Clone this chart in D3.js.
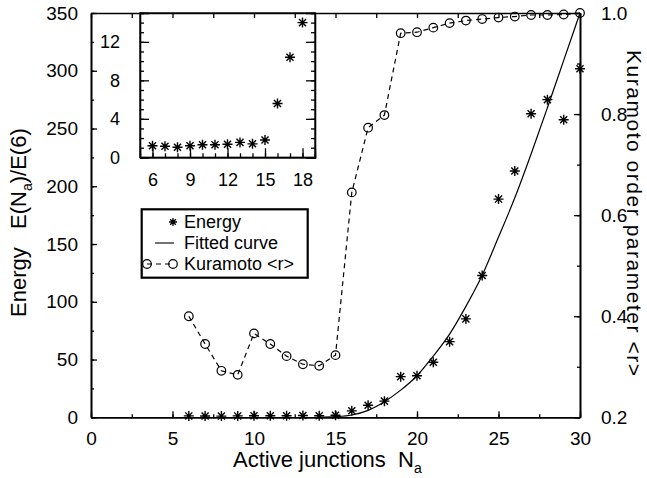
<!DOCTYPE html>
<html>
<head>
<meta charset="utf-8">
<script src="https://cdn.jsdelivr.net/npm/d3@7"></script>
<style>
  body { margin: 0; background: #fff; }
  text { font-family: "Liberation Sans", Arial, Helvetica, sans-serif; fill: #000; }
</style>
</head>
<body>
<div id="d3-container"></div>
<script>
/* CONSTANTS AND GLOBALS */
const width = 647,
  height = 478,
  margin = { top: 13, bottom: 60.7, left: 91, right: 67 };

// active junctions N_a
const junctions = [6, 7, 8, 9, 10, 11, 12, 13, 14, 15, 16, 17, 18, 19, 20, 21, 22, 23, 24, 25, 26, 27, 28, 29, 30];
// energy E(N_a)/E(6)
const energy = [1.2, 1.15, 1.05, 1.2, 1.3, 1.3, 1.35, 1.55, 1.4, 1.8, 5.6, 10.4, 14.0, 35.2, 36, 47.7, 65.5, 85.2, 122.7, 188.9, 213.2, 262.8, 275, 257.6, 301.8];
// kuramoto order parameter <r>
const kuramoto = [0.400, 0.345, 0.292, 0.284, 0.366, 0.345, 0.321, 0.305, 0.302, 0.323, 0.645, 0.773, 0.798, 0.960, 0.962, 0.971, 0.980, 0.985, 0.988, 0.991, 0.993, 0.996, 0.996, 0.997, 1.0];
// fitted curve
const fitN = [14, 15, 16, 17, 18, 19, 20, 21, 22, 23, 24, 25, 26, 27, 28, 29, 30];
const fitE = [0, 0.5, 2, 6, 13.5, 23.5, 36, 53, 72, 96, 123, 156, 190, 228, 268, 309, 350];

const xTicks = [0, 5, 10, 15, 20, 25, 30];
const yTicks = [0, 50, 100, 150, 200, 250, 300, 350];
const rTicks = [0.2, 0.4, 0.6, 0.8, 1.0];
const insetXTicks = [6, 9, 12, 15, 18];
const insetYTicks = [0, 4, 8, 12];
const legendLabels = ["Energy", "Fitted curve", "Kuramoto <r>"];

const data = junctions.map((n, i) => ({ n: n, e: energy[i], r: kuramoto[i] }));
const fit = fitN.map((n, i) => ({ n: n, e: fitE[i] }));

const svg = d3.select("#d3-container")
  .append("svg")
    .attr("width", width)
    .attr("height", height);

const xScale = d3.scaleLinear().domain([0, 30]).range([margin.left, width - margin.right]);
const yScale = d3.scaleLinear().domain([0, 350]).range([height - margin.bottom, margin.top]);
const rScale = d3.scaleLinear().domain([0.2, 1.0]).range([height - margin.bottom, margin.top]);

// inset scales
const ixScale = d3.scaleLinear().domain([5, 19]).range([140, 315]);
const iyScale = d3.scaleLinear().domain([0, 15]).range([height - margin.bottom - 260, margin.top]);

// 8-armed asterisk marker
const asterisk = {
  draw(context, size) {
    const r = Math.sqrt(size) / 2;
    const d = r * Math.SQRT1_2;
    context.moveTo(0, -r); context.lineTo(0, r);
    context.moveTo(-r, 0); context.lineTo(r, 0);
    context.moveTo(-d, -d); context.lineTo(d, d);
    context.moveTo(-d, d); context.lineTo(d, -d);
  }
};
const star = d3.symbol().type(asterisk).size(100);

function styleAxis(g, width) {
  g.select(".domain").attr("stroke", "#000").attr("stroke-width", width);
  g.selectAll(".tick line").attr("stroke", "#000").attr("stroke-width", 1.3);
  g.selectAll("text").attr("fill", "#000");
}

/* INSET */
const inset = svg.append("g").attr("class", "inset");

inset.append("rect")
  .attr("x", ixScale(5))
  .attr("y", iyScale(15))
  .attr("width", ixScale(19) - ixScale(5))
  .attr("height", iyScale(0) - iyScale(15))
  .attr("fill", "#fff")
  .attr("stroke", "#000")
  .attr("stroke-width", 1.3);

inset.append("g")
  .attr("transform", `translate(0,${iyScale(0)})`)
  .call(d3.axisBottom(ixScale).tickValues(d3.range(6, 19)).tickSize(-4).tickFormat(""))
  .call(g => styleAxis(g, 1.3));
inset.append("g")
  .attr("transform", `translate(0,${iyScale(0)})`)
  .call(d3.axisBottom(ixScale).tickValues(insetXTicks).tickSize(-9).tickPadding(16))
  .call(g => g.selectAll("text").attr("font-size", 18))
  .call(g => styleAxis(g, 1.3));

inset.append("g")
  .attr("transform", `translate(${ixScale(5)},0)`)
  .call(d3.axisLeft(iyScale).tickValues(d3.range(0, 16)).tickSize(-4).tickFormat(""))
  .call(g => styleAxis(g, 1.3));
inset.append("g")
  .attr("transform", `translate(${ixScale(5)},0)`)
  .call(d3.axisLeft(iyScale).tickValues(insetYTicks).tickSize(-9).tickPadding(20))
  .call(g => g.selectAll("text").attr("font-size", 18))
  .call(g => styleAxis(g, 1.3));

inset.append("g")
  .attr("transform", `translate(${ixScale(19)},0)`)
  .call(d3.axisRight(iyScale).tickValues(d3.range(0, 16)).tickSize(-4).tickFormat(""))
  .call(g => styleAxis(g, 1.3));
inset.append("g")
  .attr("transform", `translate(${ixScale(19)},0)`)
  .call(d3.axisRight(iyScale).tickValues(insetYTicks).tickSize(-9).tickFormat(""))
  .call(g => styleAxis(g, 1.3));

inset.selectAll(".istar")
  .data(data.filter(d => d.n <= 18))
  .join("path")
    .attr("class", "istar")
    .attr("d", star)
    .attr("transform", d => `translate(${ixScale(d.n)},${iyScale(d.e)})`)
    .attr("fill", "none")
    .attr("stroke", "#000")
    .attr("stroke-width", 1.4);

/* MAIN AXES */
const bottom = height - margin.bottom;

svg.append("g")
  .attr("transform", `translate(0,${bottom})`)
  .call(d3.axisBottom(xScale).tickValues(d3.range(0, 31, 2.5)).tickSize(-3).tickFormat("").tickSizeOuter(0))
  .call(g => styleAxis(g, 1.6));
svg.append("g")
  .attr("transform", `translate(0,${bottom})`)
  .call(d3.axisBottom(xScale).tickValues(xTicks).tickSize(-6).tickPadding(14).tickSizeOuter(0))
  .call(g => g.selectAll("text").attr("font-size", 19))
  .call(g => styleAxis(g, 1.6));

svg.append("g")
  .attr("transform", `translate(0,${margin.top})`)
  .call(d3.axisTop(xScale).tickValues(d3.range(0, 31, 2.5)).tickSize(-5).tickFormat("").tickSizeOuter(0))
  .call(g => styleAxis(g, 1.6));

svg.append("g")
  .attr("transform", `translate(${margin.left},0)`)
  .call(d3.axisLeft(yScale).tickValues(d3.range(0, 351, 25)).tickSize(-3).tickFormat("").tickSizeOuter(0))
  .call(g => styleAxis(g, 1.6));
svg.append("g")
  .attr("transform", `translate(${margin.left},0)`)
  .call(d3.axisLeft(yScale).tickValues(yTicks).tickSize(-6).tickPadding(13).tickSizeOuter(0))
  .call(g => g.selectAll("text").attr("font-size", 19))
  .call(g => styleAxis(g, 1.6));

svg.append("g")
  .attr("transform", `translate(${width - margin.right},0)`)
  .call(d3.axisRight(rScale).tickValues(d3.range(2, 11).map(d => d / 10)).tickSize(-3).tickFormat("").tickSizeOuter(0))
  .call(g => styleAxis(g, 1.6));
svg.append("g")
  .attr("transform", `translate(${width - margin.right},0)`)
  .call(d3.axisRight(rScale).tickValues(rTicks).tickSize(-6).tickPadding(21).tickFormat(d3.format(".1f")).tickSizeOuter(0))
  .call(g => g.selectAll("text").attr("font-size", 19))
  .call(g => styleAxis(g, 1.6));

/* AXIS TITLES */
const xTitle = svg.append("text")
  .attr("x", 233)
  .attr("y", 467)
  .attr("font-size", 22)
  .style("white-space", "pre");
xTitle.append("tspan").text("Active junctions  N");
xTitle.append("tspan").attr("font-size", 14).attr("dy", 6).text("a");

const yTitle = svg.append("text")
  .attr("transform", "translate(26,317) rotate(-90)")
  .attr("font-size", 22)
  .style("white-space", "pre");
yTitle.append("tspan").text("Energy   E(N");
yTitle.append("tspan").attr("font-size", 14).attr("dy", 6).text("a");
yTitle.append("tspan").attr("dy", -6).text(")/E(6)");

svg.append("text")
  .attr("transform", "translate(627,50) rotate(90)")
  .attr("font-size", 21)
  .attr("textLength", 326)
  .attr("lengthAdjust", "spacing")
  .text("Kuramoto order parameter <r>");

/* DATA MARKS */
svg.append("path")
  .datum(fit)
  .attr("fill", "none")
  .attr("stroke", "#000")
  .attr("stroke-width", 1.2)
  .attr("d", d3.line().x(d => xScale(d.n)).y(d => yScale(d.e)).curve(d3.curveMonotoneX));

svg.append("path")
  .datum(data)
  .attr("fill", "none")
  .attr("stroke", "#000")
  .attr("stroke-width", 1.2)
  .attr("stroke-dasharray", "5,4")
  .attr("d", d3.line().x(d => xScale(d.n)).y(d => rScale(d.r)));

svg.selectAll(".kdot")
  .data(data)
  .join("circle")
    .attr("class", "kdot")
    .attr("cx", d => xScale(d.n))
    .attr("cy", d => rScale(d.r))
    .attr("r", 4.3)
    .attr("fill", "none")
    .attr("stroke", "#000")
    .attr("stroke-width", 1.2);

svg.selectAll(".estar")
  .data(data)
  .join("path")
    .attr("class", "estar")
    .attr("d", star)
    .attr("transform", d => `translate(${xScale(d.n)},${yScale(d.e)})`)
    .attr("fill", "none")
    .attr("stroke", "#000")
    .attr("stroke-width", 1.4);

/* LEGEND */
const legend = svg.append("g").attr("class", "legend");
legend.append("rect")
  .attr("x", 141.7).attr("y", 209.3)
  .attr("width", 166).attr("height", 68.4)
  .attr("fill", "#fff")
  .attr("stroke", "#000")
  .attr("stroke-width", 2.2);

legend.selectAll(".ltext")
  .data(legendLabels)
  .join("text")
    .attr("class", "ltext")
    .attr("x", 184)
    .attr("y", (d, i) => 228 + i * 21)
    .attr("font-size", 18)
    .text(d => d);

legend.append("path")
  .attr("d", d3.symbol().type(asterisk).size(64))
  .attr("transform", "translate(173,222)")
  .attr("fill", "none")
  .attr("stroke", "#000")
  .attr("stroke-width", 1.3);

legend.append("line")
  .attr("x1", 155).attr("x2", 174).attr("y1", 243).attr("y2", 243)
  .attr("stroke", "#000").attr("stroke-width", 1.1);

legend.append("line")
  .attr("x1", 147).attr("x2", 173).attr("y1", 264).attr("y2", 264)
  .attr("stroke", "#000").attr("stroke-width", 1.1)
  .attr("stroke-dasharray", "5,4");
legend.selectAll(".lcirc")
  .data([147, 173])
  .join("circle")
    .attr("class", "lcirc")
    .attr("cx", d => d).attr("cy", 264).attr("r", 4.3)
    .attr("fill", "none").attr("stroke", "#000").attr("stroke-width", 1.2);
</script>
</body>
</html>
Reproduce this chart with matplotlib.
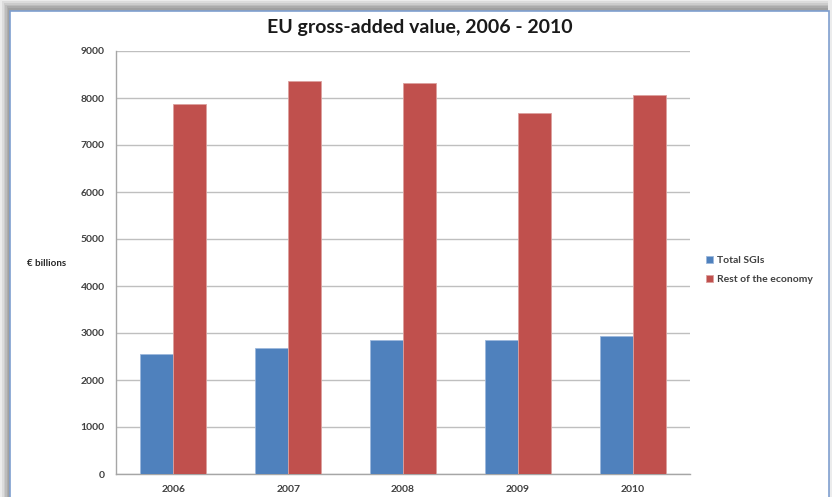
import matplotlib.pyplot as plt
from matplotlib.patches import Rectangle
import numpy as np

years = ["2006", "2007", "2008", "2009", "2010"]
total_sgis = [2550, 2690, 2845, 2860, 2935]
rest_economy = [7865, 8365, 8325, 7690, 8060]
y_ticks = [0, 1000, 2000, 3000, 4000, 5000, 6000, 7000, 8000, 9000]

blue = "#4F81BD"
red = "#C0504D"
text_col = "#404040"

plt.rcParams['font.family'] = ['Lato', 'DejaVu Sans']

fig = plt.figure(figsize=(8.32, 4.97), dpi=100)
fig.patch.set_facecolor("#ececec")

# soft shadow around the chart frame
shades = ["#dcdcdc", "#cccccc", "#bcbcbc", "#acacac", "#a0a0a0"]
for k, c in enumerate(shades):
    fig.patches.append(Rectangle(((2 + k * 1.6) / 832, -0.02),
                                 (826 - k * 1.6) / 832, (497 - 1 - k * 1.8) / 497 + 0.02,
                                 transform=fig.transFigure,
                                 facecolor=c, edgecolor="none", zorder=0))
fig.patches.append(Rectangle((10 / 832, -0.02), 819 / 832, (497 - 11) / 497 + 0.02,
                             transform=fig.transFigure, facecolor="white",
                             edgecolor="#7f9fcf", linewidth=1.2, zorder=1))

ax = fig.add_axes([116 / 832, 1 - 474 / 497, 574 / 832, 423 / 497])
ax.set_facecolor("none")
ax.set_zorder(2)

x = np.arange(len(years))
w = 0.287
ax.bar(x - w / 2, total_sgis, w, color=blue, edgecolor="#9db8dc", linewidth=0.6,
       label="Total SGIs", zorder=3)
ax.bar(x + w / 2, rest_economy, w, color=red, edgecolor="#dca09e", linewidth=0.6,
       label="Rest of the economy", zorder=3)

ax.set_xlim(-0.5, len(years) - 0.5)
ax.set_ylim(0, 9000)
ax.set_yticks(y_ticks)
ax.set_yticklabels([str(v) for v in y_ticks])
ax.set_xticks(x)
ax.set_xticklabels(years)
ax.grid(axis="y", color="#bfbfbf", linewidth=1.0, zorder=0)
ax.tick_params(axis="both", length=0, labelsize=7.5, labelcolor=text_col, pad=8)
for lab in ax.get_xticklabels() + ax.get_yticklabels():
    lab.set_fontweight("bold")
for s in ["top", "right"]:
    ax.spines[s].set_visible(False)
for s in ["left", "bottom"]:
    ax.spines[s].set_color("#a6a6a6")
    ax.spines[s].set_linewidth(1.0)

fig.text(47 / 832, 1 - 264 / 497, "€ billions", fontsize=7, fontweight="bold",
         color="#262626", ha="center", va="center")
fig.text(420 / 832, 1 - 28 / 497, "EU gross-added value, 2006 - 2010", fontsize=14,
         fontweight="bold", color="#1a1a1a", ha="center", va="center")

leg = fig.legend(loc="upper left", bbox_to_anchor=(702 / 832, 1 - 252 / 497),
                 frameon=False, fontsize=7.5, handlelength=0.7, handleheight=0.7,
                 handletextpad=0.3, labelspacing=0.9, borderaxespad=0)
for t in leg.get_texts():
    t.set_color(text_col)
    t.set_fontweight("bold")

fig.savefig("out.png", dpi=100, facecolor=fig.get_facecolor())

→ **Task**: Copy each line in the data that holds the word "this".

→ **Correct answer**:
Clone this chart in D3.js.
Reproduce this chart with matplotlib.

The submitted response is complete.